Retype every line from the top of the entries down to the one with "plt.rcParams['mathtext.default'] = 'rm'", both included, and skip the pictures.
---------------
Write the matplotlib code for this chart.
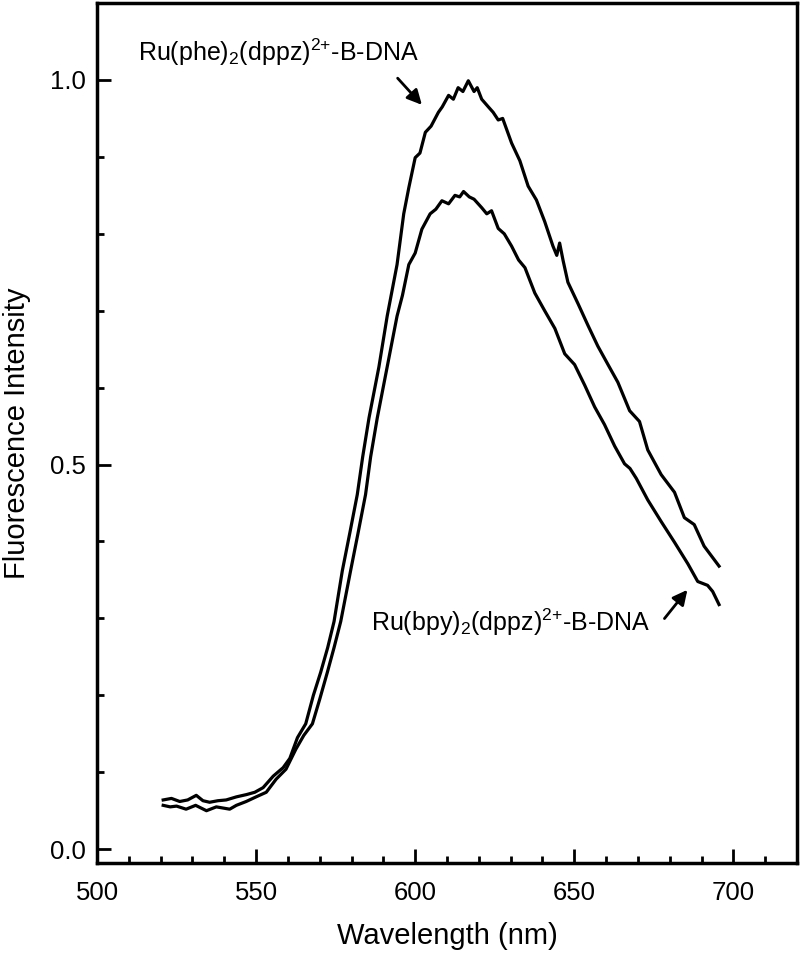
import matplotlib
matplotlib.use('Agg')
import matplotlib.pyplot as plt
from matplotlib.ticker import MultipleLocator

plt.rcParams['font.family'] = ['Liberation Sans', 'DejaVu Sans']
plt.rcParams['mathtext.fontset'] = 'custom'
plt.rcParams['mathtext.rm'] = 'Liberation Sans'
plt.rcParams['mathtext.it'] = 'Liberation Sans'
plt.rcParams['mathtext.default'] = 'rm'

# Ru(phe)2(dppz)2+ - B-DNA (upper curve)
phe_wl = [520.8, 523.4, 526.0, 528.5, 531.2, 533.3, 535.4, 538.0, 540.6, 543.8,
          547.0, 549.6, 552.2, 555.4, 558.5, 560.6, 563.0, 565.6, 568.0, 570.3,
          572.5, 574.5, 577.1, 579.5, 581.8, 583.5, 585.5, 588.6, 591.2, 594.3,
          596.4, 598.0, 600.0, 601.5, 603.2, 605.0, 607.3, 608.5, 610.5, 612.0,
          613.5, 615.0, 616.7, 618.5, 619.5, 620.9, 623.0, 624.5, 626.1, 627.5,
          630.3, 632.9, 635.5, 638.1, 640.7, 643.3, 644.5, 645.4, 646.5, 648.0,
          651.2, 654.3, 657.4, 660.6, 663.7, 667.4, 670.5, 673.1, 677.3, 681.5,
          684.6, 687.7, 690.8, 695.5]
phe_int = [0.064, 0.066, 0.062, 0.064, 0.070, 0.063, 0.061, 0.063, 0.064, 0.068,
           0.071, 0.074, 0.080, 0.095, 0.106, 0.118, 0.145, 0.163, 0.200, 0.230,
           0.262, 0.296, 0.362, 0.412, 0.461, 0.510, 0.561, 0.627, 0.693, 0.760,
           0.826, 0.860, 0.899, 0.905, 0.932, 0.940, 0.958, 0.965, 0.980, 0.975,
           0.990, 0.985, 0.999, 0.985, 0.990, 0.975, 0.965, 0.958, 0.948, 0.950,
           0.918, 0.895, 0.862, 0.844, 0.816, 0.784, 0.772, 0.788, 0.765, 0.737,
           0.709, 0.681, 0.654, 0.630, 0.607, 0.570, 0.556, 0.519, 0.487, 0.464,
           0.431, 0.422, 0.394, 0.368]

# Ru(bpy)2(dppz)2+ - B-DNA (lower curve)
bpy_wl = [520.8, 523.0, 525.0, 528.0, 531.0, 534.4, 537.5, 541.7, 543.8, 546.9,
          550.0, 553.2, 556.3, 559.4, 562.5, 565.0, 567.7, 570.0, 572.4, 574.5,
          576.6, 579.7, 582.0, 584.4, 586.0, 588.1, 591.2, 594.3, 596.0, 598.0,
          600.0, 602.1, 604.7, 606.5, 608.4, 610.5, 612.5, 614.0, 615.2, 617.0,
          618.5, 620.9, 622.5, 624.0, 626.1, 628.0, 630.3, 632.5, 634.5, 636.0,
          637.6, 640.7, 643.9, 647.0, 650.1, 653.3, 656.4, 659.5, 662.7, 665.8,
          667.5, 669.5, 673.1, 677.3, 681.5, 685.7, 688.8, 691.9, 693.5, 695.5]
bpy_int = [0.057, 0.055, 0.056, 0.052, 0.057, 0.050, 0.055, 0.052, 0.057, 0.062,
           0.068, 0.074, 0.091, 0.104, 0.130, 0.148, 0.163, 0.195, 0.230, 0.262,
           0.296, 0.362, 0.410, 0.461, 0.510, 0.561, 0.627, 0.693, 0.720, 0.760,
           0.775, 0.806, 0.826, 0.832, 0.843, 0.839, 0.850, 0.848, 0.855, 0.848,
           0.845, 0.834, 0.826, 0.830, 0.807, 0.800, 0.784, 0.766, 0.756, 0.740,
           0.723, 0.700, 0.677, 0.644, 0.630, 0.603, 0.575, 0.552, 0.524, 0.501,
           0.495, 0.482, 0.454, 0.426, 0.399, 0.371, 0.348, 0.343, 0.335, 0.318]

fig = plt.figure(figsize=(8, 9.57), dpi=100)
ax = fig.add_axes([0.12125, 0.0982, 0.875, 0.8986])

ax.plot(phe_wl, phe_int, color='black', lw=2.3)
ax.plot(bpy_wl, bpy_int, color='black', lw=2.3)

ax.set_xlim(500, 720)
ax.set_ylim(-0.018, 1.1)
ax.xaxis.set_major_locator(MultipleLocator(50))
ax.xaxis.set_minor_locator(MultipleLocator(10))
ax.yaxis.set_major_locator(MultipleLocator(0.5))
ax.yaxis.set_minor_locator(MultipleLocator(0.1))
ax.yaxis.set_major_formatter(plt.FormatStrFormatter('%.1f'))

for s in ax.spines.values():
    s.set_linewidth(2.5)
ax.tick_params(which='both', direction='in', top=False, right=False, width=2)
ax.tick_params(which='major', length=10, labelsize=18.5)
ax.tick_params(which='minor', length=5)
ax.tick_params(axis='x', which='major', pad=13)
ax.tick_params(axis='y', which='major', pad=8)

ax.set_xlabel('Wavelength (nm)', fontsize=21, labelpad=12)
ax.set_ylabel('Fluorescence Intensity', fontsize=21, labelpad=14)

ax.text(512.8, 1.025, r'Ru(phe)$_2$(dppz)$^{2{+}}$-B-DNA', fontsize=18, va='baseline')
ax.annotate('', xy=(602.7, 0.965), xytext=(593.9, 1.005),
            arrowprops=dict(arrowstyle='-|>', color='black', lw=2, mutation_scale=22))

ax.text(586.0, 0.284, r'Ru(bpy)$_2$(dppz)$^{2{+}}$-B-DNA', fontsize=18, va='baseline')
ax.annotate('', xy=(686.1, 0.340), xytext=(677.8, 0.297),
            arrowprops=dict(arrowstyle='-|>', color='black', lw=2, mutation_scale=22))

plt.savefig('out.png', dpi=100)
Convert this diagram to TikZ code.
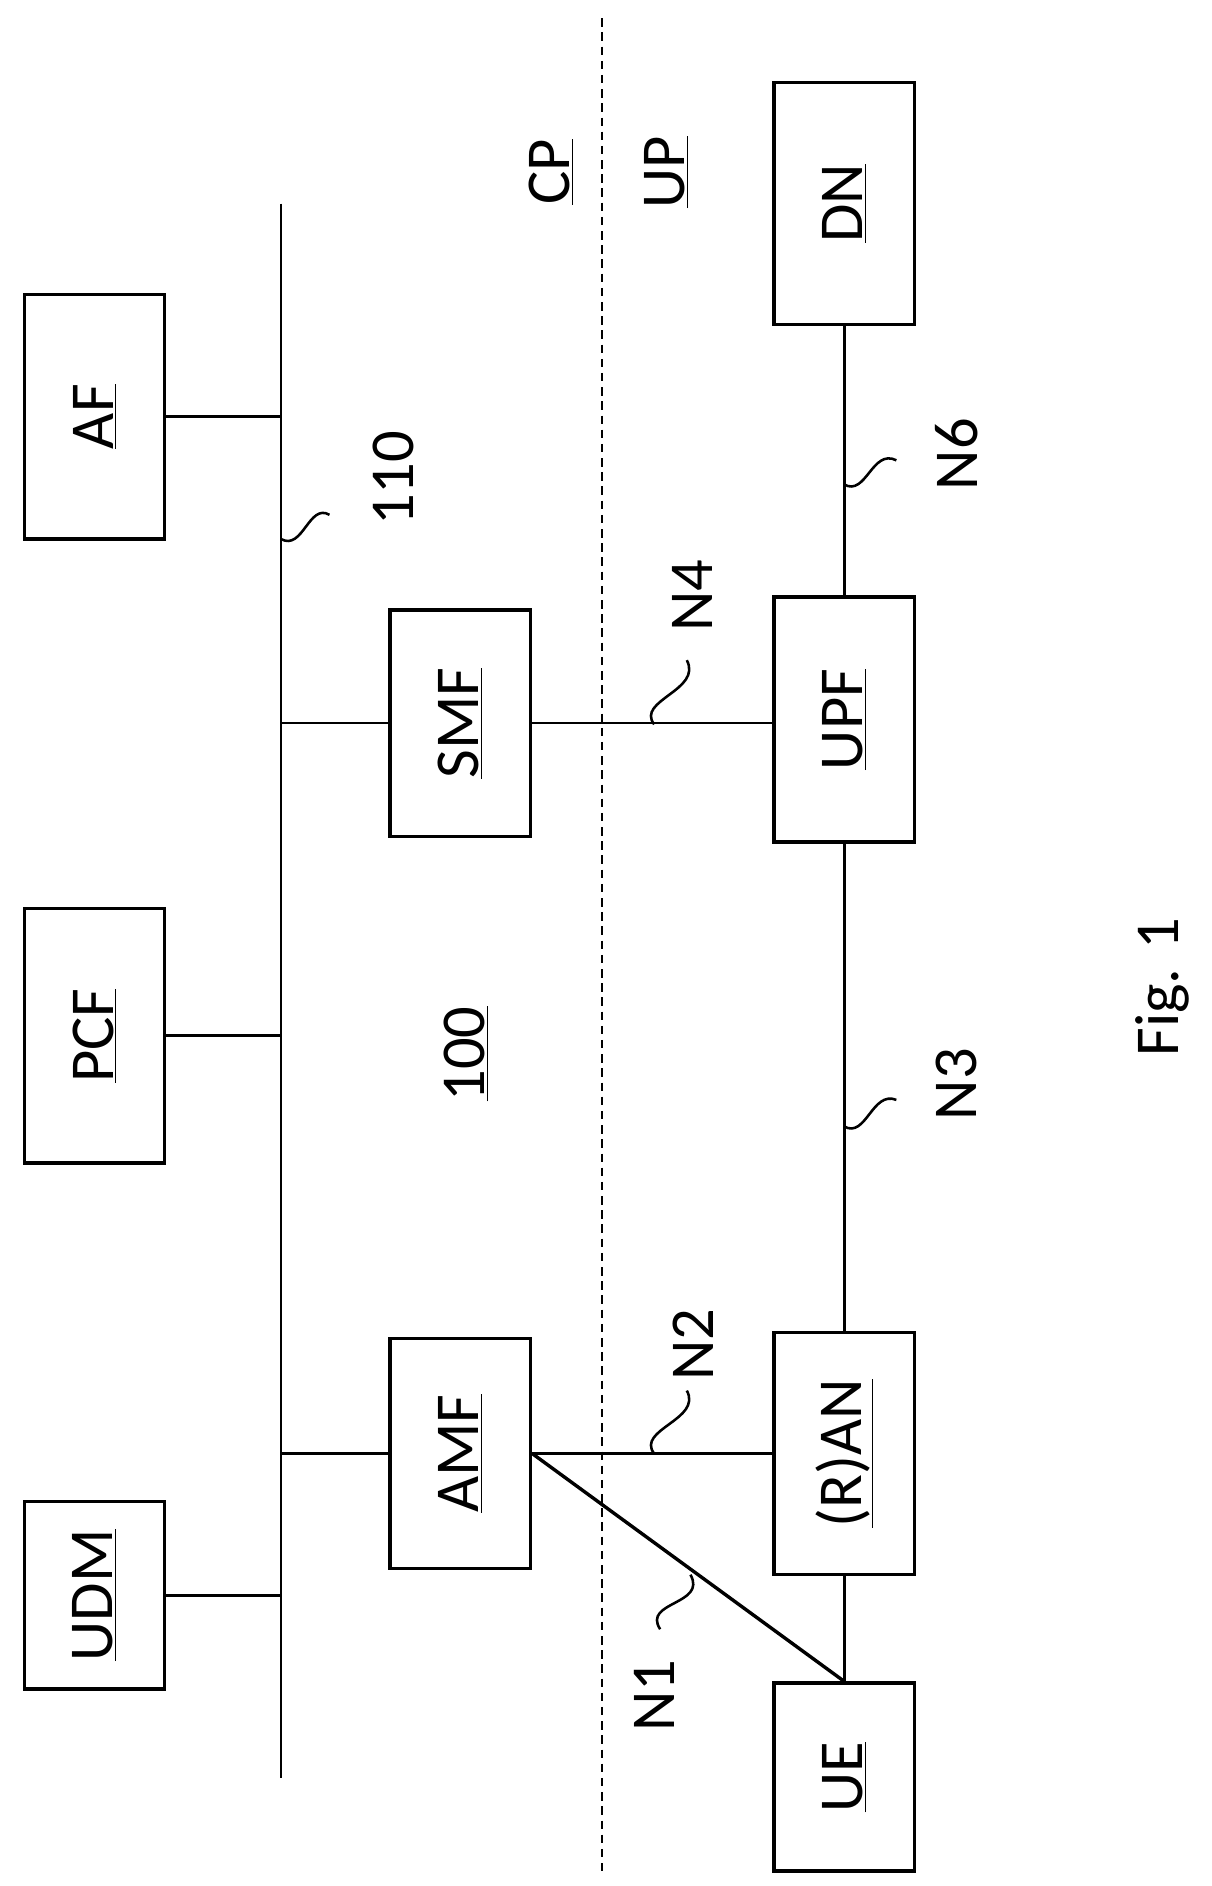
---------------
* _Solution to the problem_:
Write the matplotlib code for this chart.
import matplotlib
matplotlib.use('Agg')
import matplotlib.pyplot as plt
from matplotlib.ticker import MultipleLocator

plt.rcParams['font.family'] = ['Liberation Sans', 'DejaVu Sans']
plt.rcParams['mathtext.fontset'] = 'custom'
plt.rcParams['mathtext.rm'] = 'Liberation Sans'
plt.rcParams['mathtext.it'] = 'Liberation Sans'
plt.rcParams['mathtext.default'] = 'rm'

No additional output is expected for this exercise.